Family Of 9-Year-Old Girl Who Shot Instructor Charles Vacca Devastated By Arizona Uzi Accident, Attorney Says
The family of the 9-year-old girl who accidentally killed her instructor at an Arizona shooting range is devastated by the tragedy, an attorney for the girl’s parents said Tuesday, the Associated Press reported. Charles Vacca, the 39-year-old instructor, was shot in the head while training the child to use an Uzi submachine gun.
Kevin Walsh, a New Jersey-based lawyer, said the family “prayed day and night that [Vacca] would survive his injury, and they continue to pray for his family during this terribly difficult time,” the AP noted.
Walsh’s statement came as investigators released police reports and 911 recordings involving the accident at Last Stop, an outdoor shooting range about 60 miles south of Las Vegas, which the family visited as part of a packaged tour with the company Bullets and Burgers. The police reports name the girl’s parents as Alex Gen and Alison MacLachlan, the AP said, but don’t list the couple’s hometown.

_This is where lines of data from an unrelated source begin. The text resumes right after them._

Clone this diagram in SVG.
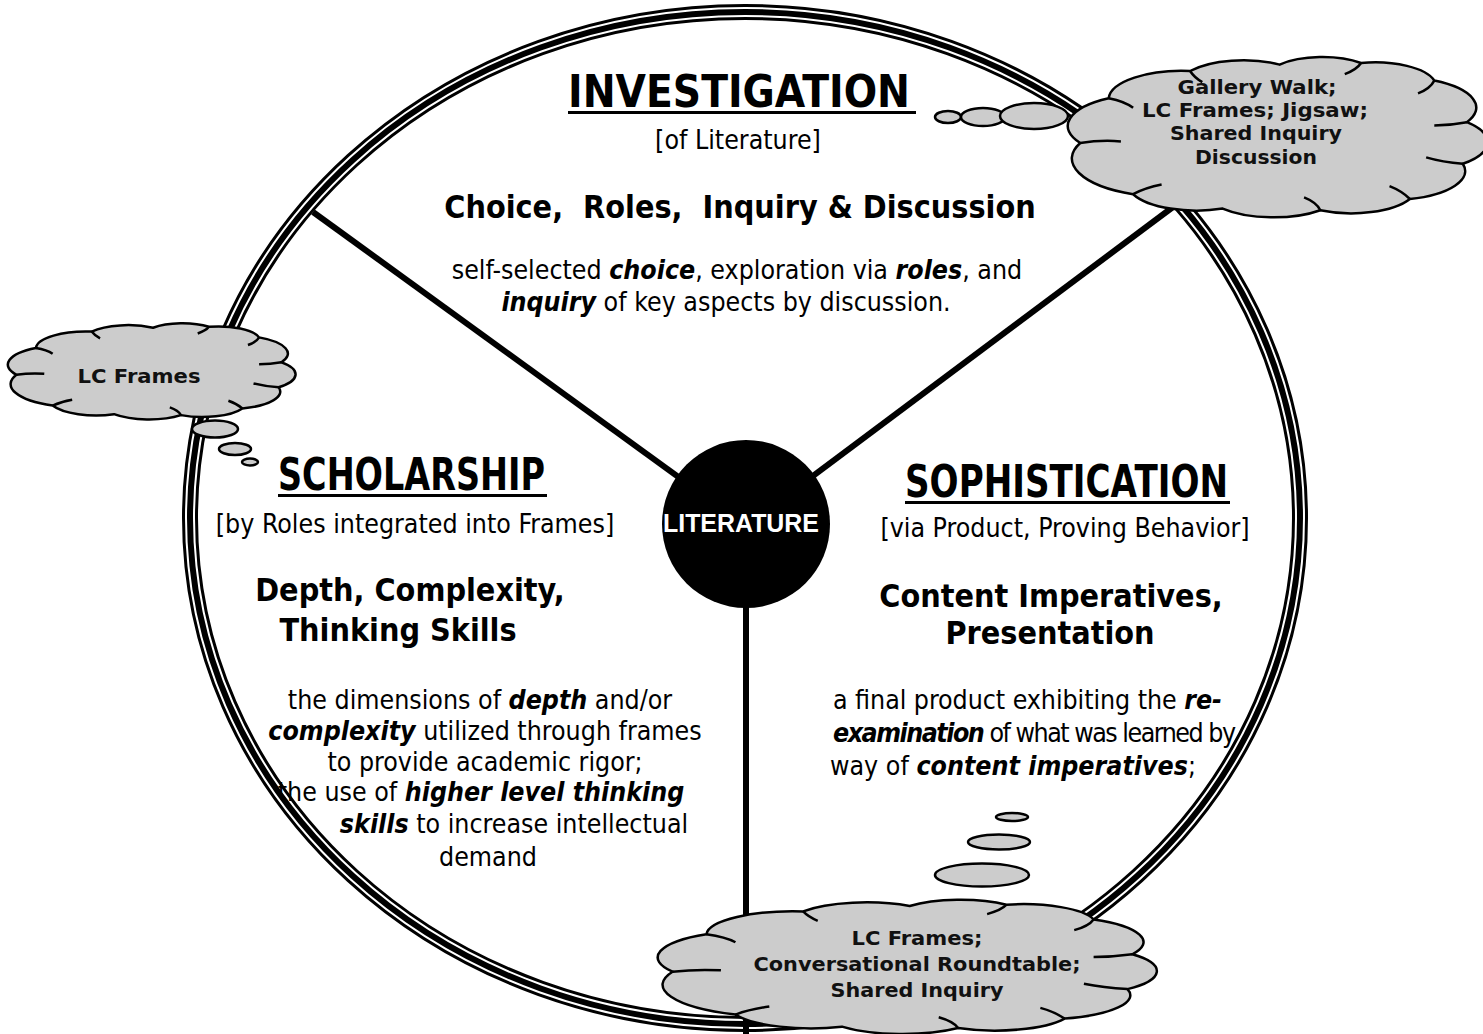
<svg xmlns="http://www.w3.org/2000/svg" xmlns:xlink="http://www.w3.org/1999/xlink" width="1483" height="1034" viewBox="0 0 1483 1034">
<style>
.body{font-family:"DejaVu Sans Condensed","DejaVu Sans",sans-serif;font-size:26.5px;fill:#000}
.head{font-family:"DejaVu Sans Condensed","DejaVu Sans",sans-serif;font-size:32px;font-weight:bold;fill:#000;white-space:pre}
.bi{font-weight:bold;font-style:italic}
.title{font-family:"DejaVu Sans","Liberation Sans",sans-serif;font-size:45px;font-weight:bold;fill:#000}
.cloudtxt{font-family:"DejaVu Sans","Liberation Sans",sans-serif;font-size:20px;font-weight:bold;fill:#111}
.bubble{fill:#cccccc;stroke:#000;stroke-width:2.5}
.cloudShape{fill:#cccccc;stroke:#000;stroke-width:2.5}
.crease{fill:none;stroke:#000;stroke-width:2.5}
.spoke{stroke:#000;stroke-width:6;fill:none}
</style>
<defs>
<symbol id="cloud" viewBox="0 0 100 100" preserveAspectRatio="none" overflow="visible">
<path class="cloudShape" vector-effect="non-scaling-stroke" d="M3,55 A20,20 0 0 1 10,27 A18,18 0 0 1 30,10 A16,16 0 0 1 52,6 A14,14 0 0 1 72,5 A15,15 0 0 1 90,16 A19,19 0 0 1 98,42 A18,18 0 0 1 97,68 A18,18 0 0 1 84,90 A16,16 0 0 1 62,97 A17,17 0 0 1 38,96 A17,17 0 0 1 16,87 A24,24 0 0 1 3,55 Z"/>
<path class="crease" vector-effect="non-scaling-stroke" d="M3,55 Q8,53 13,54 M10,27 Q14,29 16,33 M30,10 Q31,14 33,17 M72,5 Q71,9 68,12 M90,16 Q89,21 86,24 M98,42 Q94,44 90,44 M97,68 Q92,67 88,64 M84,90 Q82,85 79,82 M62,97 Q61,92 58,89 M16,87 Q19,83 23,81"/>
</symbol>
</defs>

<g id="outer-ring">
<ellipse cx="745" cy="518" rx="555" ry="506" fill="none" stroke="#000" stroke-width="16"/>
<ellipse cx="745" cy="518" rx="555" ry="506" fill="none" stroke="#fff" stroke-width="10"/>
<ellipse cx="745" cy="518" rx="555" ry="506" fill="none" stroke="#000" stroke-width="6"/>
</g>

<g id="connectors">
<line class="spoke" x1="313" y1="212" x2="746" y2="526"/>
<line class="spoke" x1="1177" y1="204" x2="746" y2="526"/>
<line class="spoke" x1="746" y1="526" x2="746" y2="1034"/>
</g>

<g id="literature">
<circle cx="746" cy="524" r="84" fill="#000"/>
<text x="741" y="532" text-anchor="middle" font-family="'Liberation Sans','DejaVu Sans',sans-serif" font-size="25" font-weight="bold" fill="#fff" textLength="156" lengthAdjust="spacingAndGlyphs">LITERATURE</text>
</g>

<g id="investigation">
<text class="title" x="568" y="107" textLength="342" lengthAdjust="spacingAndGlyphs">INVESTIGATION</text>
<rect x="568" y="111" width="348" height="3" fill="#000"/>
<text class="body" x="738" y="149" text-anchor="middle">[of Literature]</text>
<text class="head" x="740" y="218" text-anchor="middle">Choice,  Roles,  Inquiry &amp; Discussion</text>
<text class="body" x="737" y="279" text-anchor="middle">self-selected <tspan class="bi">choice</tspan>, exploration via <tspan class="bi">roles</tspan>, and</text>
<text class="body" x="726" y="311" text-anchor="middle"><tspan class="bi">inquiry</tspan> of key aspects by discussion.</text>
</g>

<g id="scholarship">
<text class="title" x="278" y="490" textLength="267" lengthAdjust="spacingAndGlyphs">SCHOLARSHIP</text>
<rect x="278" y="494" width="269" height="3" fill="#000"/>
<text class="body" x="415" y="533" text-anchor="middle">[by Roles integrated into Frames]</text>
<text class="head" x="410" y="601" text-anchor="middle">Depth, Complexity,</text>
<text class="head" x="398" y="641" text-anchor="middle">Thinking Skills</text>
<text class="body" x="480" y="709" text-anchor="middle">the dimensions of <tspan class="bi">depth</tspan> and/or</text>
<text class="body" x="485" y="740" text-anchor="middle"><tspan class="bi">complexity</tspan> utilized through frames</text>
<text class="body" x="485" y="771" text-anchor="middle">to provide academic rigor;</text>
<text class="body" x="481" y="801" text-anchor="middle">the use of <tspan class="bi">higher level thinking</tspan></text>
<text class="body" x="514" y="833" text-anchor="middle"><tspan class="bi">skills</tspan> to increase intellectual</text>
<text class="body" x="488" y="866" text-anchor="middle">demand</text>
</g>

<g id="sophistication">
<text class="title" x="905" y="497" textLength="323" lengthAdjust="spacingAndGlyphs">SOPHISTICATION</text>
<rect x="905" y="501" width="325" height="3" fill="#000"/>
<text class="body" x="1065" y="537" text-anchor="middle">[via Product, Proving Behavior]</text>
<text class="head" x="1051" y="607" text-anchor="middle">Content Imperatives,</text>
<text class="head" x="1050" y="644" text-anchor="middle">Presentation</text>
<text class="body" x="833" y="709" textLength="389" lengthAdjust="spacing">a final product exhibiting the <tspan class="bi">re-</tspan></text>
<text class="body" x="833" y="742" textLength="403" lengthAdjust="spacing"><tspan class="bi">examination</tspan> of what was learned by</text>
<text class="body" x="830" y="775" textLength="366" lengthAdjust="spacing">way of <tspan class="bi">content imperatives</tspan>;</text>
</g>

<g id="cloud-investigation">
<ellipse class="bubble" cx="948" cy="117" rx="13" ry="6"/>
<ellipse class="bubble" cx="983" cy="117" rx="22" ry="9"/>
<ellipse class="bubble" cx="1034" cy="116" rx="34" ry="13"/>
<use xlink:href="#cloud" href="#cloud" x="1068" y="55" width="407" height="160"/>
<text class="cloudtxt" x="1257" y="94" text-anchor="middle" textLength="159" lengthAdjust="spacingAndGlyphs">Gallery Walk;</text>
<text class="cloudtxt" x="1255" y="117" text-anchor="middle" textLength="226" lengthAdjust="spacingAndGlyphs">LC Frames; Jigsaw;</text>
<text class="cloudtxt" x="1256" y="140" text-anchor="middle" textLength="172" lengthAdjust="spacingAndGlyphs">Shared Inquiry</text>
<text class="cloudtxt" x="1256" y="164" text-anchor="middle" textLength="122" lengthAdjust="spacingAndGlyphs">Discussion</text>
</g>

<g id="cloud-scholarship">
<ellipse class="bubble" cx="215" cy="429" rx="23" ry="8.5"/>
<ellipse class="bubble" cx="235" cy="449" rx="16" ry="6"/>
<ellipse class="bubble" cx="250" cy="462" rx="8" ry="3.5"/>
<use xlink:href="#cloud" href="#cloud" x="8" y="322" width="279" height="96"/>
<text class="cloudtxt" x="139" y="383" text-anchor="middle" font-size="21" textLength="123" lengthAdjust="spacingAndGlyphs">LC Frames</text>
</g>

<g id="cloud-sophistication">
<ellipse class="bubble" cx="1012" cy="817" rx="16" ry="4"/>
<ellipse class="bubble" cx="999" cy="842" rx="31" ry="7.5"/>
<ellipse class="bubble" cx="982" cy="875" rx="47" ry="11.5"/>
<use xlink:href="#cloud" href="#cloud" x="658" y="898" width="484" height="134"/>
<text class="cloudtxt" x="917" y="945" text-anchor="middle" textLength="131" lengthAdjust="spacingAndGlyphs">LC Frames;</text>
<text class="cloudtxt" x="917" y="971" text-anchor="middle" textLength="327" lengthAdjust="spacingAndGlyphs">Conversational Roundtable;</text>
<text class="cloudtxt" x="917" y="997" text-anchor="middle" textLength="173" lengthAdjust="spacingAndGlyphs">Shared Inquiry</text>
</g>
</svg>
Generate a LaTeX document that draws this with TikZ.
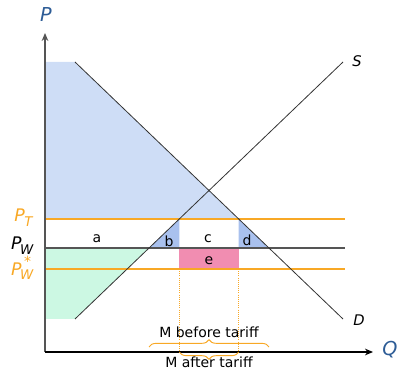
\documentclass[tikz,border=0pt]{standalone}
\usepackage{fontspec}
\setmainfont{DejaVu Sans}
\usetikzlibrary{decorations.pathreplacing,arrows.meta}
\definecolor{csblue}{HTML}{CEDDF6}
\definecolor{dwblue}{HTML}{A9C1EE}
\definecolor{psgreen}{HTML}{CCF8E3}
\definecolor{revpink}{HTML}{F18DB1}
\definecolor{myorange}{HTML}{F8A825}
\definecolor{axblue}{HTML}{2D5C96}
\definecolor{axgray}{HTML}{555555}
\newcommand\mysubw[1]{\raisebox{-0.5ex}{\fontsize{10}{10}\selectfont\itshape #1}}
\newcommand\mystar{\raisebox{0.9ex}{\fontsize{10.5}{10}\selectfont *}}
\begin{document}
\begin{tikzpicture}[x=0.75pt,y=-0.75pt,font=\fontsize{10.5}{12}\selectfont,
  curve/.style={draw=black!80,line width=0.6pt},
  pline/.style={draw=myorange,line width=1pt},
  wline/.style={draw=axgray,line width=1pt},
  vdot/.style={draw=myorange,densely dotted,line width=0.6pt},
  brc/.style={draw=myorange,line width=0.7pt,decorate,decoration={brace,amplitude=5.5pt}},
  lab/.style={inner sep=1pt},
  axlab/.style={text=axblue,font=\fontsize{14.4}{16}\selectfont\itshape},
  plab/.style={anchor=east,inner sep=1pt,font=\fontsize{13}{14}\selectfont}]
\useasboundingbox (0,0) rectangle (400,370);
% coordinates
\coordinate (Dtop) at (75,62);
\coordinate (Dbot) at (343,319);
\coordinate (Sbot) at (75,319);
\coordinate (Stop) at (343,62);
\coordinate (STt) at (179.3,219);
\coordinate (SW) at (149,248);
\coordinate (DT) at (238.7,219);
\coordinate (DW) at (269,248);
% fills
\fill[csblue] (45,62) -- (Dtop) -- (DT) -- (45,219) -- cycle;
\fill[psgreen] (45,248) -- (SW) -- (Sbot) -- (45,319) -- cycle;
\fill[dwblue] (SW) -- (STt) -- (179.3,248) -- cycle;
\fill[dwblue] (DT) -- (DW) -- (238.7,248) -- cycle;
\fill[revpink] (179.3,248) rectangle (238.7,269);
% price lines
\draw[pline] (45,219) -- (345,219);
\draw[pline] (45,269) -- (345,269);
\draw[wline] (45,248) -- (345,248);
% dotted verticals
\draw[vdot] (179.3,269) -- (179.3,352);
\draw[vdot] (238.7,269) -- (238.7,352);
% curves
\draw[curve] (Dtop) -- (Dbot);
\draw[curve] (Sbot) -- (Stop);
% axes
\draw[axgray,line width=0.9pt,-{Stealth[length=6pt,width=5pt]}] (45,352) -- (45,33);
\draw[black,line width=0.8pt,-{Stealth[length=6pt,width=5pt]}] (45,352) -- (373,352);
% axis labels
\node[axlab] (P) at (46,15) {P};
\node[axlab] (Q) at (390,350) {Q};
\node[font=\fontsize{11}{13}\selectfont\itshape] (S) at (357,61) {S};
\node[font=\fontsize{11}{13}\selectfont\itshape] (D) at (359,320) {D};
\node[plab,text=myorange] (PT) at (34,218) {\textit{P}\kern-0.5pt\mysubw{T}};
\node[plab] (PW) at (35,246) {\textit{P}\kern-1pt\mysubw{W}};
\node[plab,text=myorange] (PWs) at (35,268) {\textit{P}\kern-1pt\rlap{\kern3pt\mystar}\mysubw{W}};
% area labels
\node[lab] (a) at (97,239) {a};
\node[lab] (b) at (169,241) {b};
\node[lab] (c) at (208,239) {c};
\node[lab] (d) at (247,240) {d};
\node[lab] (e) at (209,261) {e};
% braces
\draw[brc] (149,347) -- (269,347);
\draw[brc] (238.7,352) -- (179.3,352);
\node (mb) at (209,332) {M before tariff};
\node[anchor=base] (ma) at (209,368) {M after tariff};
\end{tikzpicture}
\end{document}
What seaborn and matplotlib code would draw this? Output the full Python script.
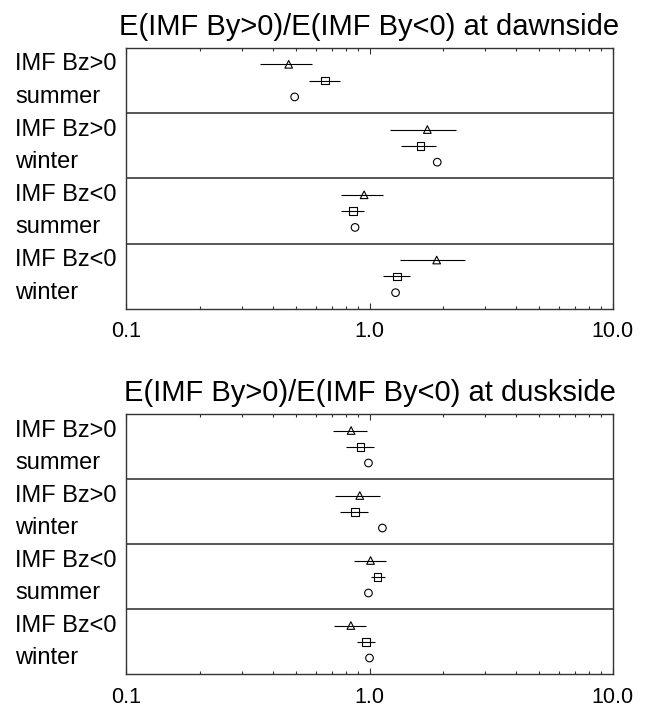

Last week, Vacca’s family expressed their support for the girl and said they hoped she could move on from the tragedy. “That’s truly how we feel,” his ex-wife, Anamarie Vacca, told the media. “I know we’re going to let her know to not revolve her life around it.”
According to police reports, the girl and her parents didn’t immediately realize that Vacca had been shot. The child said she felt the gun was too heavy and had hurt her shoulder, and her family members initially focused on her because they thought she was injured by the Uzi’s powerful recoil. It was only after one of Vacca’s colleagues ran over to him that they realized Vacca was shot, the AP noted. Vacca was airlifted to a Las Vegas hospital, where he was later pronounced dead.
The accident has sparked a fresh round of debate in the United States over training children to handle firearms. The National Rifle Association drew criticism last week when it tweeted about new ways that children could “have fun” at shooting ranges. The founder of Arizonans for Gun Safety recently argued that rules to determine who can ride a roller coaster are more stringent than those for assessing who can shoot a military-grade weapon.